→ **Your objective**
Output the lines exactly, from the one where "Generate a Python" appears through the one where "nan = np.nan" appears. Images are left out.

━━━━━ Data provided

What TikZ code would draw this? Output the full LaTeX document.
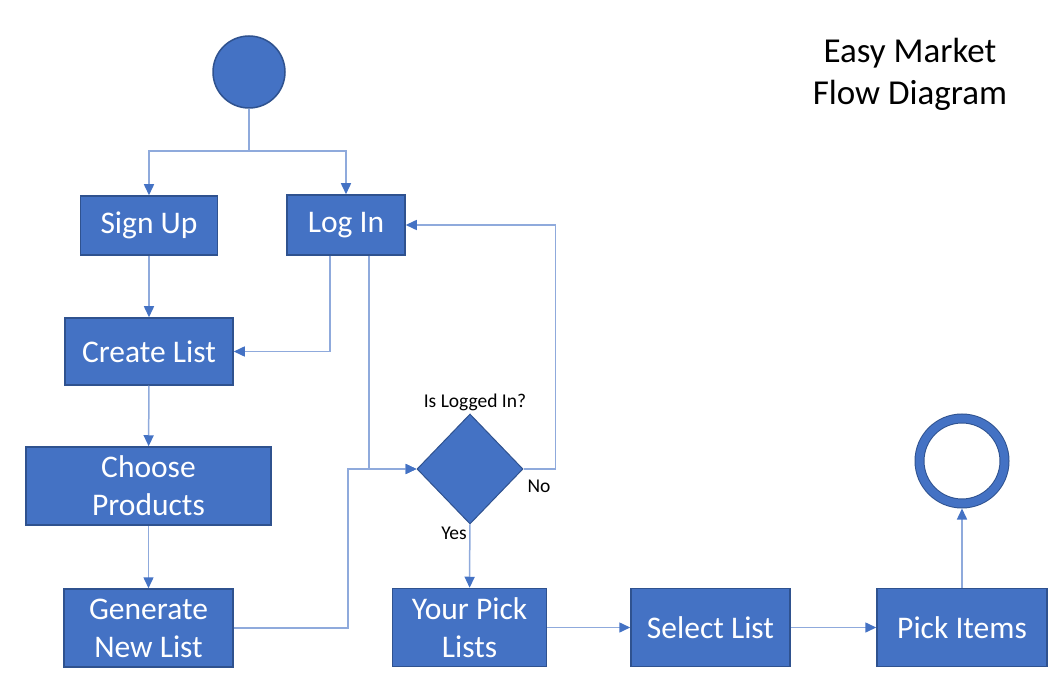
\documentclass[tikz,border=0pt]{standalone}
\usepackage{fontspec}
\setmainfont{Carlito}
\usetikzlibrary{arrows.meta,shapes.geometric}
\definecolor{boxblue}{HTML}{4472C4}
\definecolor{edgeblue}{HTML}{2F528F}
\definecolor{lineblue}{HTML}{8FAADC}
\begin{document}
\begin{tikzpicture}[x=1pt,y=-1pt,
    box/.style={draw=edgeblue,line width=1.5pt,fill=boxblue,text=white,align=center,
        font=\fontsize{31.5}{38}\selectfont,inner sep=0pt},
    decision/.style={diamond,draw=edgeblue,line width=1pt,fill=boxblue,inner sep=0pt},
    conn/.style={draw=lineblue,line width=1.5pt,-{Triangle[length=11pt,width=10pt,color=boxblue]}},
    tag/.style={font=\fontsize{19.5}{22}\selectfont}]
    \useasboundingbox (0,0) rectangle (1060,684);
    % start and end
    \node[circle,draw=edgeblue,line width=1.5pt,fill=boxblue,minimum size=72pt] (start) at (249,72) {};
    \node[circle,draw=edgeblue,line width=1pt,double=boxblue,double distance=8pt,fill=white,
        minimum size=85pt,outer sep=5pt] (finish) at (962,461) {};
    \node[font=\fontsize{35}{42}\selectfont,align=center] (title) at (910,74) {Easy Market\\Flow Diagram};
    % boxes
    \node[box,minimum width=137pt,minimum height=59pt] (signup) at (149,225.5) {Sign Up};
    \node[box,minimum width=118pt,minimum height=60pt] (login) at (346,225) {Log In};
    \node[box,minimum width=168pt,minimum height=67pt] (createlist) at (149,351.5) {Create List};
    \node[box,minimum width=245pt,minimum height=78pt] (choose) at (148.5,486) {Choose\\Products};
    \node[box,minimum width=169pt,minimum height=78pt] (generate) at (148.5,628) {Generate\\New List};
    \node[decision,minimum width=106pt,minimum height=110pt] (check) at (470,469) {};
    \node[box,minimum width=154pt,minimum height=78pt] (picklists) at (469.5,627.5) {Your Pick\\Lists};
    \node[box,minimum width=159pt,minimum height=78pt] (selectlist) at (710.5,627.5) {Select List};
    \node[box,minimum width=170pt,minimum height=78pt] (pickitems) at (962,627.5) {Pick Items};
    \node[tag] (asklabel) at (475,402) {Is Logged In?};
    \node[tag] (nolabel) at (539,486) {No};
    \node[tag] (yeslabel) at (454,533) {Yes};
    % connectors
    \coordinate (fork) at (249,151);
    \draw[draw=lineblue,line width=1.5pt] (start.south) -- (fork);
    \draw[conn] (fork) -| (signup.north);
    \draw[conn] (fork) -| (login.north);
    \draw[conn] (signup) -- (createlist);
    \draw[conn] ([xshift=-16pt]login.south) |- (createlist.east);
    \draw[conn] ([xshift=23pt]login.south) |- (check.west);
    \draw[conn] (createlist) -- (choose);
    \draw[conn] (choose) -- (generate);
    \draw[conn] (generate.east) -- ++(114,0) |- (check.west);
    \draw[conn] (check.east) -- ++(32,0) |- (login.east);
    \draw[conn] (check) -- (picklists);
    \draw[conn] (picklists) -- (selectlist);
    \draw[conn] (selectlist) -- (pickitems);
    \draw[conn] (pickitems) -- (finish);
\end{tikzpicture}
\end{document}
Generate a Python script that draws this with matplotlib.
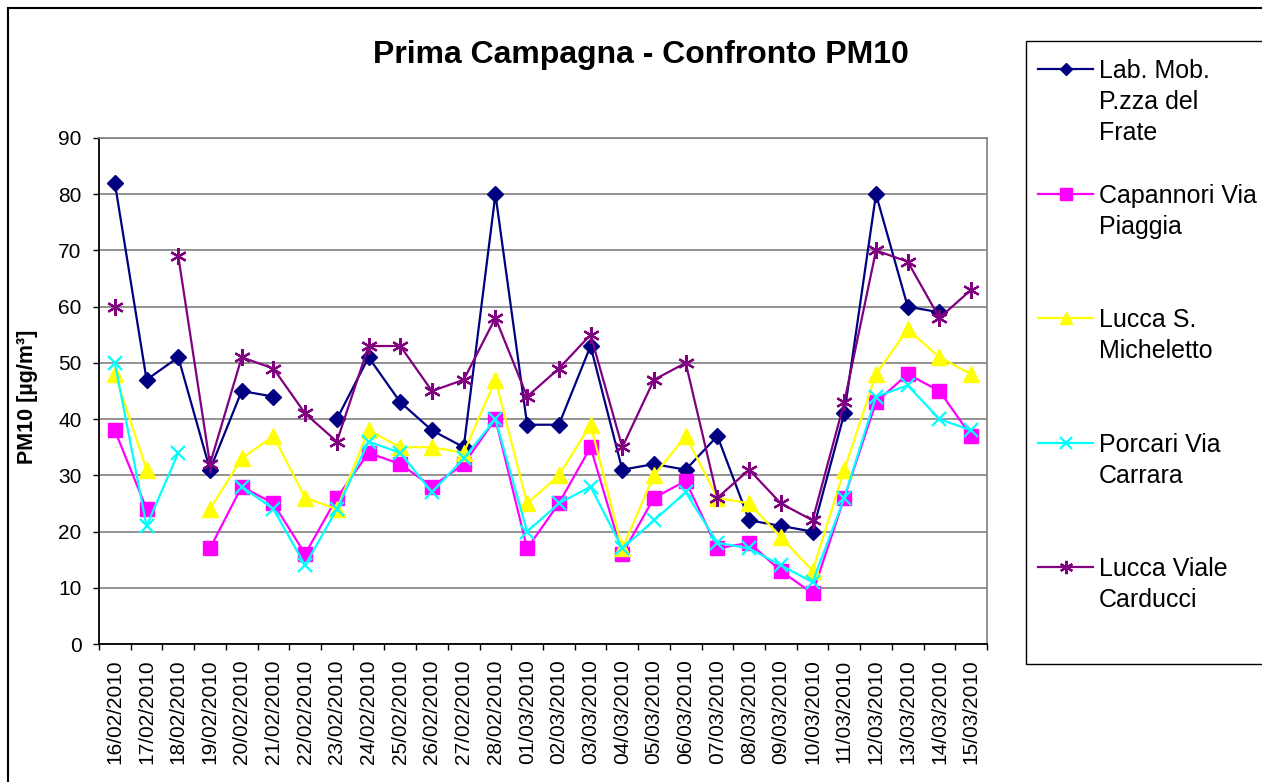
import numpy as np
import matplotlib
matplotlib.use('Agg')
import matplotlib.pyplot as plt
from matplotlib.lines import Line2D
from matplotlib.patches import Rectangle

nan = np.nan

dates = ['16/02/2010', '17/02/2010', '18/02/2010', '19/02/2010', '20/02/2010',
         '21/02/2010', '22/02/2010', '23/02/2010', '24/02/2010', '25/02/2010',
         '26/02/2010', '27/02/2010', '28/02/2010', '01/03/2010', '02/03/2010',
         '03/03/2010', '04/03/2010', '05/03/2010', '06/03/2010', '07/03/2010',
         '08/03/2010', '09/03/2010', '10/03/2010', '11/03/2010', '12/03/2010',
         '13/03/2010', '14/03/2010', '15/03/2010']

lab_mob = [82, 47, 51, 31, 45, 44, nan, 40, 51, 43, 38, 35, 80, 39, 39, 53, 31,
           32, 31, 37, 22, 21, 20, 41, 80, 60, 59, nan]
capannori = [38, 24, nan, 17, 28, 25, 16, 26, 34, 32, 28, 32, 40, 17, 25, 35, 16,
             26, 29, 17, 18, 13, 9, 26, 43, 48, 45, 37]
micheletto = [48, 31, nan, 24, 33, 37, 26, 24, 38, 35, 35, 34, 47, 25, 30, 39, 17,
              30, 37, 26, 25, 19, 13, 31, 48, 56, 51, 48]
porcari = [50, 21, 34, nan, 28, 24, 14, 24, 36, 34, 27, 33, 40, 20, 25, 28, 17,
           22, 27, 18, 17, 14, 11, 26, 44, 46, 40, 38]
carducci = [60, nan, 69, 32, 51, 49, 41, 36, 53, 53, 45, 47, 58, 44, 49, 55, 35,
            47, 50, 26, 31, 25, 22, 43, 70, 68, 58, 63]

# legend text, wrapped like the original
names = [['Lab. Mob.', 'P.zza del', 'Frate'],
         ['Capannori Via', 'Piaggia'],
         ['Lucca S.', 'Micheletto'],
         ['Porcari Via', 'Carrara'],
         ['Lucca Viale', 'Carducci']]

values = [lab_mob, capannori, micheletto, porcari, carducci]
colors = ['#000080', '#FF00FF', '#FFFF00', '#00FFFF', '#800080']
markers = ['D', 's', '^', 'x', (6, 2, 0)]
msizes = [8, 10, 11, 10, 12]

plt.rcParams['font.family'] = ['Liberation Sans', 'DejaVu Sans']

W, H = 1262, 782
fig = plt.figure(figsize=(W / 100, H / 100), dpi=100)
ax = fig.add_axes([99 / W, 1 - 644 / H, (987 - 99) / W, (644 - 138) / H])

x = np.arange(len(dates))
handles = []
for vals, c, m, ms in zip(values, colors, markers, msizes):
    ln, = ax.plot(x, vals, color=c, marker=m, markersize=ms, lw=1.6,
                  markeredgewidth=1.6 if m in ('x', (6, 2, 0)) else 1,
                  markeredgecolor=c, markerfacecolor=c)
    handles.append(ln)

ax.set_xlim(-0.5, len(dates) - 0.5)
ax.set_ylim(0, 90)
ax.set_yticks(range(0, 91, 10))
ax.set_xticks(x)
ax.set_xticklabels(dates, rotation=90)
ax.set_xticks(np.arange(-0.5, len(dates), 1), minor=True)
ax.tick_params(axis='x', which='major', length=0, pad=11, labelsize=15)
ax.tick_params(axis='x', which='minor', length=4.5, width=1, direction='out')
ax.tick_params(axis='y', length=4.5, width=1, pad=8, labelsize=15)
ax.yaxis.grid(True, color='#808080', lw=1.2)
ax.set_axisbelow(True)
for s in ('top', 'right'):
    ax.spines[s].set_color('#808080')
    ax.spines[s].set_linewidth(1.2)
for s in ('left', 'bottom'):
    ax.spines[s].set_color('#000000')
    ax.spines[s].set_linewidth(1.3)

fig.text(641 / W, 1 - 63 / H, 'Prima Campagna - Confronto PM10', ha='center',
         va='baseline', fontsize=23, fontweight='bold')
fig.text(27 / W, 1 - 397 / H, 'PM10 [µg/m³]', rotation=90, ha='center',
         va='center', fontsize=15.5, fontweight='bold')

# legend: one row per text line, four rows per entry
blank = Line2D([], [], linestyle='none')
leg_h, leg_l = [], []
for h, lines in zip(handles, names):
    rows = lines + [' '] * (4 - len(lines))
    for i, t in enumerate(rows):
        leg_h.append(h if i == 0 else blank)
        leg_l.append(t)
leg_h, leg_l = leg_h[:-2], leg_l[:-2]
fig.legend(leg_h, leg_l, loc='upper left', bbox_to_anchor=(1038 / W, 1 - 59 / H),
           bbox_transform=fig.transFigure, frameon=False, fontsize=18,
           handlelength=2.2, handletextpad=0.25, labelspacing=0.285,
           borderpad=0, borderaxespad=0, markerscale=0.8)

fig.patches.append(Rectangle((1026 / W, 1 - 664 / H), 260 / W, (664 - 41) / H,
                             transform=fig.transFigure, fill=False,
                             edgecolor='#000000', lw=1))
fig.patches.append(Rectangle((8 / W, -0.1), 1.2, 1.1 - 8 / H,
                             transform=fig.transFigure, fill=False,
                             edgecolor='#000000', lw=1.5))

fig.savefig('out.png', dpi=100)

━━━━━━━━━━

→ **Reply to the task**
Generate a Python script that draws this with matplotlib.
import numpy as np
import matplotlib
matplotlib.use('Agg')
import matplotlib.pyplot as plt
from matplotlib.lines import Line2D
from matplotlib.patches import Rectangle

nan = np.nan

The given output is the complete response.